Honestly, I feel really bad for you... but I did crack a smile at your retelling everything... not that I think the vacation from h#ll was funny, because I'd be pulling my hair out and everyone else's... The good news is... aren't you glad you're home now? Where it's safe, dry, smell and tic-free? I'm sort of thinking maybe those pics were of the neighbor campers? :)
There is a blog award on my site for you:
http://pausedreamenjoy.blogspot.com/2009/07/blog-award-time.html
Oh. My. God.
I'm not gonna lie...I was in a pinch last night and scrolled right past this longer post.
Is it safe to say you will never ever ever go camping again? Holy Hell that sounded like...well...Hell. And your sister cracks me up. I'm glad she gave your husband a piece of her mind. I bet he's really glad he chose the silent treatment giver instead of the f*ck off-er.
But your dogs really are quite cute...can't really blame your husband on that one. ;)
One thing about camping: When I'd get home after days in a tent, I'd think how luxurious my home is (and believe me, it's NOT), even though I couldn't wait to leave the place when I was starting my vacation.
When I read the part about doing laundry with wine, I thought it was some new stain-fighting tip! I felt like I was outta the loop because I still use detergent.
Holy Crow!!!
Hey biut how about those memories.... lol... sorry it was a bad time... and good call for sure on coming home sooner than planned..... who knows what else would have happened if youd stayed!!
And on the dog.... there is this stuff called rescue remedy... mellows the dog out very well indeed.... My dog does the incessant barking when out of sight..(drives me nuts) and so I just does him up with this stuff and it helps.. lol... and no it is a homeopathic remedy.. it does NOT hurt him.. and so it not animal cruelty. lol..

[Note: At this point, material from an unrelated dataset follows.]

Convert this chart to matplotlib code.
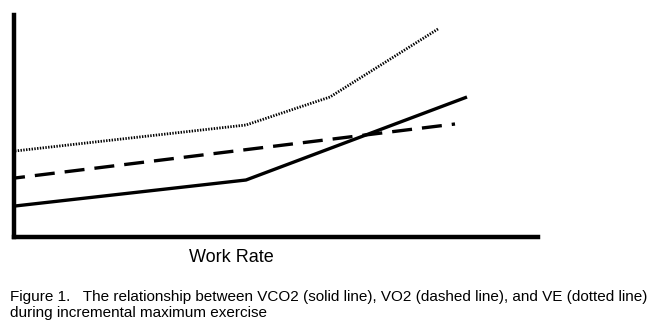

I am sorry that you had such a bad vacation or... Suckation. At least you got some cute pictures out of it all!
OH CRAP! I'm so. so. sorry. LOL LOL (are you to the point where you can laugh about it yet?? If not I'll stop laughing)
If it makes you feel better, I totally know the feeling of waking up in a flooded tent. And finding ticks. The needy dog thing is new to me though, I imagine that would get old fast...
Here's hoping for a much better vacation next time...
Remind me agian why I don't like camping? One day you'll laugh about it,.....one day!